我無條寫作
曾經就這麼在陽臺站著,瞧著外面一樹的麻雀歡快地叫著,翻飛跳躍熱鬧的場面,調整眼睛的瞳距聚焦了相機的功能,一幀幀畫面記錄下來。黑溜溜的眼睛,張開了的嘴,所有誇張的鳥兒煽動著翅膀,一瞬間從慢到快,從快到慢嘰嘰喳喳歡唱著百鳥鬧林。
我往復在屋裡頭,寂寞孤獨湧上心頭。四周一片寂靜,鬼魅的疫情籠罩,細微流動無聲無息地包圍上來。
囿於房子的圍困,孤獨侵蝕著心靈深處的靜寂,唯有外面陽光璀璨,明世天澤雨露,卻與我無端地隔開,蟄居屋中,望日出東昇日落西霞,太陽與雲彩迴歸軌跡走了天道。
人卻像小獸一樣躲在屋裡的洞穴,偏離了人間正道伺服天機不遇。而窗外的小生靈,人不樂卻已己無關,人不擾之,所有雀歡不亦悅乎。
我細細想,昨天的歡樂與今天的落寞是否尊尋共生的天道,漫漫的無邊享樂又能阻擋住多少奇葩的私慾。
年三十,親朋相聚,觥籌交錯談天說地熱鬧非常,節日溫馨的氛圍溢出了房中的角角落落。
一鬨而散僅留下孤寂,滿眼的期盼親情何時聚首。
發孩來電說讓我去敘舊,疫情之下我脫口而出:“你是讓我去死呀!”璇寂,一片沉默,對方掛機。
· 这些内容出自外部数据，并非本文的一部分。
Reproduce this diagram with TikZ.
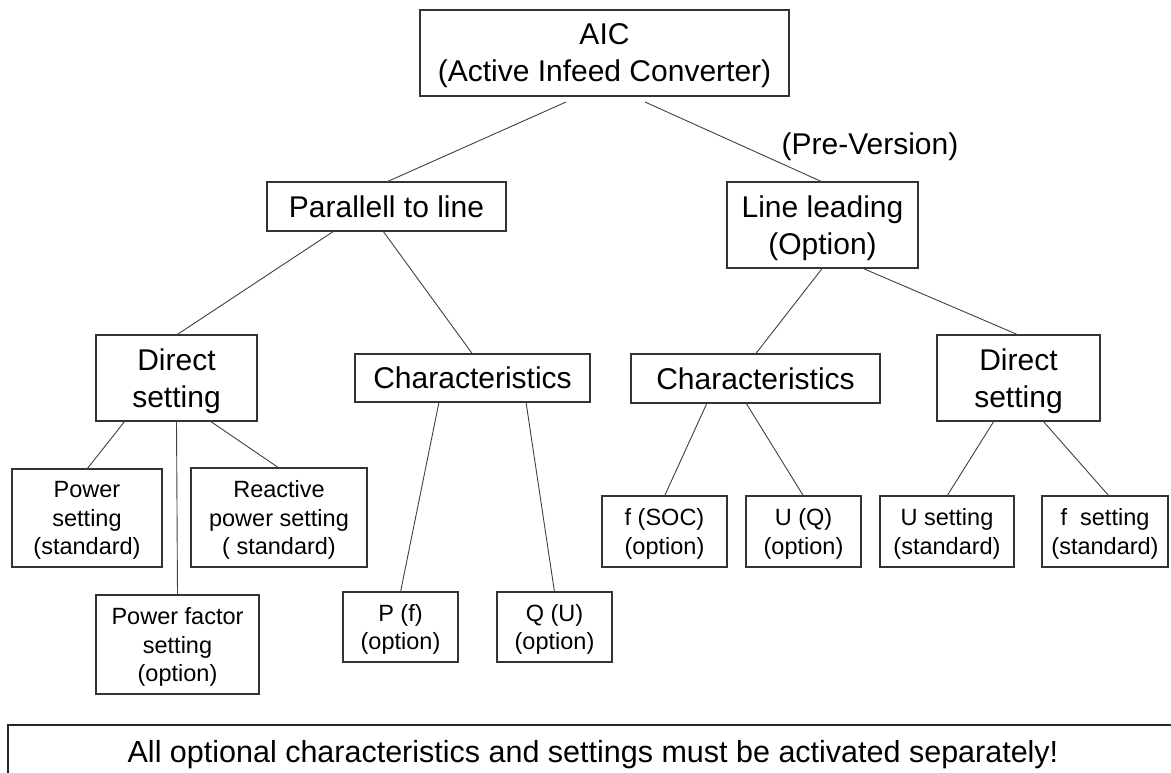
\documentclass[tikz,border=0pt]{standalone}
\usepackage{fontspec}
\setmainfont{Liberation Sans}
\usetikzlibrary{calc}
\tikzset{
  box/.style={draw=black!80, line width=1.2pt, fill=white, inner sep=0pt, outer sep=0pt, align=center, text=black, text depth=0pt},
  big/.style={box, font=\fontsize{30}{37}\selectfont},
  small/.style={box, font=\fontsize{23.5}{28.5}\selectfont},
  conn/.style={draw=black!75, line width=0.9pt},
  plain/.style={inner sep=0pt, text depth=0pt, text=black},
}
\begin{document}
\begin{tikzpicture}[x=1pt, y=-1pt]
\useasboundingbox (0,0) rectangle (1171,772);
% level 0
\node[big, minimum width=369, minimum height=86] (aic) at (604.5,53) {AIC\\(Active Infeed Converter)};
\node[plain, font=\fontsize{30}{37}\selectfont] (pre) at (870,144) {(Pre-Version)};
% level 1
\node[big, minimum width=239, minimum height=49] (par) at (386.5,206.5) {Parallell to line};
\node[big, minimum width=191, minimum height=86] (lead) at (822.5,225) {Line leading\\(Option)};
% level 2
\node[big, minimum width=161, minimum height=86] (dirL) at (176.5,378) {Direct\\setting};
\node[big, minimum width=235, minimum height=48] (charL) at (472.5,378) {Characteristics};
\node[big, minimum width=249, minimum height=49] (charR) at (755.5,378.5) {Characteristics};
\node[big, minimum width=163, minimum height=86] (dirR) at (1018.5,378) {Direct\\setting};
% level 3
\node[small, minimum width=150, minimum height=98] (pow) at (87,518) {Power\\setting\\(standard)};
\node[small, minimum width=176, minimum height=99] (reac) at (279,517.5) {Reactive\\power setting\\( standard)};
\node[small, minimum width=163, minimum height=99] (pf) at (177.5,644.5) {Power factor\\setting\\(option)};
\node[small, minimum width=115, minimum height=70] (pff) at (400.5,627) {P (f)\\(option)};
\node[small, minimum width=115, minimum height=70] (qu) at (554.5,627) {Q (U)\\(option)};
\node[small, minimum width=125, minimum height=71] (fsoc) at (664.5,531.5) {f (SOC)\\(option)};
\node[small, minimum width=115, minimum height=71] (uq) at (803.5,531.5) {U (Q)\\(option)};
\node[small, minimum width=134, minimum height=71] (uset) at (947,531.5) {U setting\\(standard)};
\node[small, minimum width=126, minimum height=71] (fset) at (1105,531.5) {f\ \ setting\\(standard)};
% connectors
\draw[conn] ([xshift=-38.5pt,yshift=-6pt]aic.south) -- (par.north);
\draw[conn] ([xshift=40.5pt,yshift=-6pt]aic.south) -- (lead.north);
\draw[conn] ([xshift=-52.5pt]par.south) -- (dirL.north);
\draw[conn] ([xshift=-3.5pt]par.south) -- (charL.north);
\draw[conn] ([xshift=-51.5pt]dirL.south) -- (pow.north);
\draw[conn] ([xshift=33.5pt]dirL.south) -- (reac.north);
\draw[conn] (dirL.south) -- (pf.north);
\draw[conn] ([xshift=-33.5pt]charL.south) -- (pff.north);
\draw[conn] ([xshift=53.5pt]charL.south) -- (qu.north);
\draw[conn] (lead.south) -- (charR.north);
\draw[conn] ([xshift=39.5pt]lead.south) -- (dirR.north);
\draw[conn] ([xshift=-48.5pt]charR.south) -- (fsoc.north);
\draw[conn] ([xshift=-9.5pt]charR.south) -- (uq.north);
\draw[conn] ([xshift=-24.5pt]dirR.south) -- (uset.north);
\draw[conn] ([xshift=24.5pt]dirR.south) -- ([xshift=4pt]fset.north);
% bottom note
\begin{scope}
\clip (0,0) rectangle (1171,772);
\draw[black!85, line width=1.4pt] (8,790) |- (1190,725);
\end{scope}
\node[plain, font=\fontsize{30.5}{37}\selectfont] (note) at (593,751) {All optional characteristics and settings must be activated separately!};
\end{tikzpicture}
\end{document}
復覺不妥,急開了視屏,瞧見發孩一人一椅一桌在空蕩蕩的地下室值班,他負責整個大廈的消防中控,此時很是孤獨寂寞。
他上班的地方,中國北京金街,世界名響的一條大街,人潮如海,川流不息,倏忽消失了,變成了沒有人的沙漠,心裡的寂寞又找誰訴說呢?
我們倆人說了很多的話,該說的話不該說的話說了個痛快。我的腦海形成了一幅水彩畫。
天是藍色,
雲是白色,
一條清淨長長的衚衕,
一個青蔥的少年,
一個美麗的女孩,
從衚衕中走過來,他為了和女孩說話,每次都從家門囗等她過來。好和女孩說句話。這份美好他深藏了很多年,今天說出來了。其實發孩喜歡的她我也喜歡,女孩是我們小學女班長。說到美好,心情也溫暖起來,也不在孤獨,感情生活也就多彩起來。
小時候真好,
那會的天空瓦藍瓦藍,
那會的雲彩潔白潔白,
那會不知道霧霾偶爾有輕紗似的白霧在衚衕裡飄蕩。
那會的感情也是純真可愛的。
寂坐時想起:老子迴歸自然,天人合一的理念。
老子曰:人法地,地法天。天法道,道法自然。
人不是孤獨而生存,共生著看見與看不見的萬物,只要遵守道法自然,歡樂就在眼前。